**SOURCE MATERIAL:**
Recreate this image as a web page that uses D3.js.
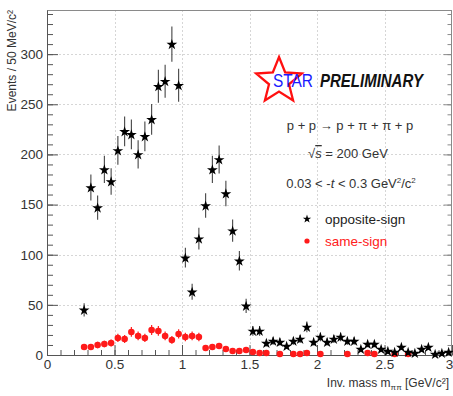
<!DOCTYPE html>
<html>
<head>
<meta charset="utf-8">
<script src="https://cdn.jsdelivr.net/npm/d3@7"></script>
<style>
  html, body { margin: 0; padding: 0; background: #fff; }
  svg { display: block; font-family: "Liberation Sans", Arial, Helvetica, sans-serif; }
</style>
</head>
<body>
<svg id="chart" width="453" height="396"></svg>
<script>
// Bin centres of the invariant-mass histogram (50 MeV/c^2 bins), GeV/c^2
const massBins = [
  0.275, 0.325, 0.375, 0.425, 0.475, 0.525, 0.575, 0.625, 0.675, 0.725,
  0.775, 0.825, 0.875, 0.925, 0.975, 1.025, 1.075, 1.125, 1.175, 1.225,
  1.275, 1.325, 1.375, 1.425, 1.475, 1.525, 1.575, 1.625, 1.675, 1.725,
  1.775, 1.825, 1.875, 1.925, 1.975, 2.025, 2.075, 2.125, 2.175, 2.225,
  2.275, 2.325, 2.375, 2.425, 2.475, 2.525, 2.575, 2.625, 2.675, 2.725,
  2.775, 2.825, 2.875, 2.925, 2.975
];

// Opposite-sign pion pairs, events per bin
const oppositeSign = [
   45, 167, 147, 185, 173, 204, 223, 220, 200, 218,
  235, 268, 273, 310, 269,  97,  63, 116, 149, 185,
  195, 161, 124,  94,  49,  24,  24,  12,  14,  13,
    9,  14,  16,  28,  13,  18,  13,  16,  18,  14,
   14,   6,  11,  11,   6,   4,   3,   8,   3,   2,
    6,   8,   1,   2,   3
];

// Same-sign pion pairs, events per bin (null = empty bin)
const sameSign = [
    8,   8,  10,  11,  12,  17,  16,  23,  19,  17,
   25,  24,  19,  15,  21,  18,  19,  18,   7,   8,
    9,   6,   4,   4,   5,   3,   2,   2, null,   1,
 null,   1,   1,   2, null,   1, null, null, null,   1,
 null, null,   2,   1, null, null,   1, null,   1, null,
 null, null, null, null, null
];

// Axis ticks and labels
const xMajorTicks = [0, 0.5, 1, 1.5, 2, 2.5, 3];
const xTickLabels = ["0", "0.5", "1", "1.5", "2", "2.5", "3"];
const yMajorTicks = [0, 50, 100, 150, 200, 250, 300];
const yTickLabels = ["0", "50", "100", "150", "200", "250", "300"];

const xDomain = [0, 3];
const yDomain = [0, 344];

const svg = d3.select("#chart");
const margin = { left: 47, right: 1, top: 10, bottom: 41 };
const W = 453, H = 396;

const x = d3.scaleLinear().domain(xDomain).range([margin.left, W - margin.right]);
const y = d3.scaleLinear().domain(yDomain).range([H - margin.bottom, margin.top]);

const x0 = x.range()[0], x1 = x.range()[1];
const y0 = y.range()[0], y1 = y.range()[1];

// Dotted grid at major ticks
const grid = svg.append("g").attr("stroke", "#d6d6d6").attr("stroke-width", 1)
  .attr("stroke-dasharray", "2,2");
xMajorTicks.slice(1, -1).forEach(t => {
  grid.append("line").attr("x1", Math.round(x(t)) + 0.5).attr("x2", Math.round(x(t)) + 0.5)
    .attr("y1", y1).attr("y2", y0);
});
yMajorTicks.slice(1).forEach(t => {
  grid.append("line").attr("x1", x0).attr("x2", x1)
    .attr("y1", Math.round(y(t)) + 0.5).attr("y2", Math.round(y(t)) + 0.5);
});

// Frame
svg.append("rect")
  .attr("x", x0 + 0.5).attr("y", y1 + 0.5)
  .attr("width", x1 - x0 - 1).attr("height", y0 - y1)
  .attr("fill", "none").attr("stroke", "#8a8a8a").attr("stroke-width", 1);

// Inward-pointing ticks using d3 axes
const xMinor = d3.range(0, 3.0001, 0.1);
const yMinor = d3.range(0, 341, 10);

const axisColor = "#555";

function styleAxis(g) {
  g.select(".domain").attr("stroke", axisColor);
  g.selectAll(".tick line").attr("stroke", axisColor);
}

// bottom axis
svg.append("g").attr("transform", `translate(0,${y0})`)
  .call(d3.axisTop(x).tickValues(xMinor).tickSize(5).tickFormat(""))
  .call(g => { g.select(".domain").remove(); g.selectAll(".tick line").attr("stroke", axisColor); });
const xAxisG = svg.append("g").attr("transform", `translate(0,${y0})`)
  .call(d3.axisBottom(x).tickValues(xMajorTicks).tickSizeInner(-10).tickSizeOuter(0).tickPadding(4)
    .tickFormat((d, i) => xTickLabels[i]))
  .call(styleAxis);
xAxisG.selectAll(".tick text")
  .attr("font-size", 13.5).attr("fill", "#333")
  .attr("font-family", "Liberation Sans, Arial, sans-serif")
  .attr("dx", (d, i) => i === xMajorTicks.length - 1 ? -3 : 0);

// left axis
svg.append("g").attr("transform", `translate(${x0},0)`)
  .call(d3.axisRight(y).tickValues(yMinor).tickSize(6).tickFormat(""))
  .call(g => { g.select(".domain").remove(); g.selectAll(".tick line").attr("stroke", axisColor); });
const yAxisG = svg.append("g").attr("transform", `translate(${x0},0)`)
  .call(d3.axisLeft(y).tickValues(yMajorTicks).tickSizeInner(-11).tickSizeOuter(0).tickPadding(4)
    .tickFormat((d, i) => yTickLabels[i]))
  .call(styleAxis);
yAxisG.selectAll(".tick text")
  .attr("font-size", 13.5).attr("fill", "#333")
  .attr("font-family", "Liberation Sans, Arial, sans-serif");

// right axis ticks (mirror)
svg.append("g").attr("transform", `translate(${x1 - 0.5},0)`)
  .call(d3.axisLeft(y).tickValues(yMinor).tickSize(4).tickFormat(""))
  .call(g => { g.select(".domain").remove(); g.selectAll(".tick line").attr("stroke", "#8a8a8a"); });
svg.append("g").attr("transform", `translate(${x1 - 0.5},0)`)
  .call(d3.axisLeft(y).tickValues(yMajorTicks).tickSize(8).tickFormat(""))
  .call(g => { g.select(".domain").remove(); g.selectAll(".tick line").attr("stroke", "#8a8a8a"); });

// Axis titles
svg.append("text")
  .attr("transform", `translate(16,${y1}) rotate(-90)`)
  .attr("text-anchor", "end")
  .attr("font-size", 12).attr("fill", "#333")
  .text("Events / 50 MeV/c²");

const xt = svg.append("text")
  .attr("x", 449).attr("y", 387)
  .attr("text-anchor", "end")
  .attr("font-size", 12).attr("fill", "#333");
xt.append("tspan").text("Inv. mass  m");
xt.append("tspan").attr("font-size", 8).attr("dy", 3).text("ππ");
xt.append("tspan").attr("dy", -3).text(" [GeV/c²]");

// Data
const oppPts = massBins.map((m, i) => ({ m, v: oppositeSign[i] })).filter(d => d.v != null);
const samePts = massBins.map((m, i) => ({ m, v: sameSign[i] })).filter(d => d.v != null);

// Poisson uncertainty on each bin count
const err = v => Math.sqrt(v);

const plot = svg.append("g");

// same-sign error bars and markers
plot.append("g").selectAll("line").data(samePts).join("line")
  .attr("x1", d => x(d.m)).attr("x2", d => x(d.m))
  .attr("y1", d => y(d.v + err(d.v))).attr("y2", d => y(Math.max(0, d.v - err(d.v))))
  .attr("stroke", "#ff2020").attr("stroke-width", 1.2);
plot.append("g").selectAll("circle").data(samePts).join("circle")
  .attr("cx", d => x(d.m)).attr("cy", d => y(d.v)).attr("r", 3.3)
  .attr("fill", "#ff1a1a");

// opposite-sign error bars and markers
plot.append("g").selectAll("line").data(oppPts).join("line")
  .attr("x1", d => x(d.m)).attr("x2", d => x(d.m))
  .attr("y1", d => y(d.v + err(d.v))).attr("y2", d => y(Math.max(0, d.v - err(d.v))))
  .attr("stroke", "#444").attr("stroke-width", 1.1);
const star = d3.symbol().type(d3.symbolStar).size(36);
plot.append("g").selectAll("path").data(oppPts).join("path")
  .attr("transform", d => `translate(${x(d.m)},${y(d.v) + 0.5})`)
  .attr("d", star)
  .attr("fill", "#000");

// STAR logo
function starPoints(cx, cy, R, r) {
  const pts = [];
  for (let k = 0; k < 10; k++) {
    const a = -Math.PI / 2 + k * Math.PI / 5;
    const rr = k % 2 === 0 ? R : r;
    pts.push([cx + rr * Math.cos(a), cy + rr * Math.sin(a)]);
  }
  return pts;
}
svg.append("polygon")
  .attr("points", starPoints(279, 81, 24, 10.5).map(p => p.join(",")).join(" "))
  .attr("fill", "none").attr("stroke", "#ff1010").attr("stroke-width", 2.3)
  .attr("stroke-linejoin", "miter");
svg.append("text")
  .attr("x", 273).attr("y", 87)
  .attr("font-size", 18).attr("fill", "#1a1aff")
  .attr("textLength", 40).attr("lengthAdjust", "spacingAndGlyphs")
  .text("STAR");
svg.append("text")
  .attr("x", 320).attr("y", 87)
  .attr("font-size", 18).attr("font-weight", "bold").attr("font-style", "italic")
  .attr("fill", "#111")
  .attr("textLength", 103).attr("lengthAdjust", "spacingAndGlyphs")
  .text("PRELIMINARY");

// Physics annotations
const ann = svg.append("g").attr("font-size", 13).attr("fill", "#333").attr("text-anchor", "middle");
ann.append("text").attr("x", 350).attr("y", 130).text("p + p → p + π + π + p");
const rs = ann.append("text").attr("x", 348).attr("y", 158);
rs.append("tspan").text("√");
rs.append("tspan").attr("font-style", "italic").attr("text-decoration", "overline").text("s");
rs.append("tspan").text(" = 200 GeV");
const tt = ann.append("text").attr("x", 351).attr("y", 188);
tt.append("tspan").text("0.03 < -");
tt.append("tspan").attr("font-style", "italic").text("t");
tt.append("tspan").text(" < 0.3 GeV");
tt.append("tspan").attr("font-size", 8).attr("dy", -5).text("2");
tt.append("tspan").attr("dy", 5).text("/c");
tt.append("tspan").attr("font-size", 8).attr("dy", -5).text("2");

// Legend
const legend = [
  { label: "opposite-sign", color: "#222", type: "star" },
  { label: "same-sign", color: "#ff2020", type: "dot" }
];
legend.forEach((d, i) => {
  const ly = 219 + i * 22;
  if (d.type === "star") {
    svg.append("path").attr("transform", `translate(307,${ly})`)
      .attr("d", d3.symbol().type(d3.symbolStar).size(22)).attr("fill", "#000");
  } else {
    svg.append("circle").attr("cx", 307).attr("cy", ly).attr("r", 2.6).attr("fill", "#ff1a1a");
  }
  svg.append("text").attr("x", 325).attr("y", ly + 5)
    .attr("font-size", 13.5).attr("fill", d.color).text(d.label);
});
</script>
</body>
</html>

**PROBLEM REQUIREMENTS:** Return nothing but the lines running from the start of the data to the line with "const yDomain = [0, 344];", please, both ends included and no pictures.

**ANSWER TO THE TASK:**
Recreate this image as a web page that uses D3.js.
<!DOCTYPE html>
<html>
<head>
<meta charset="utf-8">
<script src="https://cdn.jsdelivr.net/npm/d3@7"></script>
<style>
  html, body { margin: 0; padding: 0; background: #fff; }
  svg { display: block; font-family: "Liberation Sans", Arial, Helvetica, sans-serif; }
</style>
</head>
<body>
<svg id="chart" width="453" height="396"></svg>
<script>
// Bin centres of the invariant-mass histogram (50 MeV/c^2 bins), GeV/c^2
const massBins = [
  0.275, 0.325, 0.375, 0.425, 0.475, 0.525, 0.575, 0.625, 0.675, 0.725,
  0.775, 0.825, 0.875, 0.925, 0.975, 1.025, 1.075, 1.125, 1.175, 1.225,
  1.275, 1.325, 1.375, 1.425, 1.475, 1.525, 1.575, 1.625, 1.675, 1.725,
  1.775, 1.825, 1.875, 1.925, 1.975, 2.025, 2.075, 2.125, 2.175, 2.225,
  2.275, 2.325, 2.375, 2.425, 2.475, 2.525, 2.575, 2.625, 2.675, 2.725,
  2.775, 2.825, 2.875, 2.925, 2.975
];

// Opposite-sign pion pairs, events per bin
const oppositeSign = [
   45, 167, 147, 185, 173, 204, 223, 220, 200, 218,
  235, 268, 273, 310, 269,  97,  63, 116, 149, 185,
  195, 161, 124,  94,  49,  24,  24,  12,  14,  13,
    9,  14,  16,  28,  13,  18,  13,  16,  18,  14,
   14,   6,  11,  11,   6,   4,   3,   8,   3,   2,
    6,   8,   1,   2,   3
];

// Same-sign pion pairs, events per bin (null = empty bin)
const sameSign = [
    8,   8,  10,  11,  12,  17,  16,  23,  19,  17,
   25,  24,  19,  15,  21,  18,  19,  18,   7,   8,
    9,   6,   4,   4,   5,   3,   2,   2, null,   1,
 null,   1,   1,   2, null,   1, null, null, null,   1,
 null, null,   2,   1, null, null,   1, null,   1, null,
 null, null, null, null, null
];

// Axis ticks and labels
const xMajorTicks = [0, 0.5, 1, 1.5, 2, 2.5, 3];
const xTickLabels = ["0", "0.5", "1", "1.5", "2", "2.5", "3"];
const yMajorTicks = [0, 50, 100, 150, 200, 250, 300];
const yTickLabels = ["0", "50", "100", "150", "200", "250", "300"];

const xDomain = [0, 3];
const yDomain = [0, 344];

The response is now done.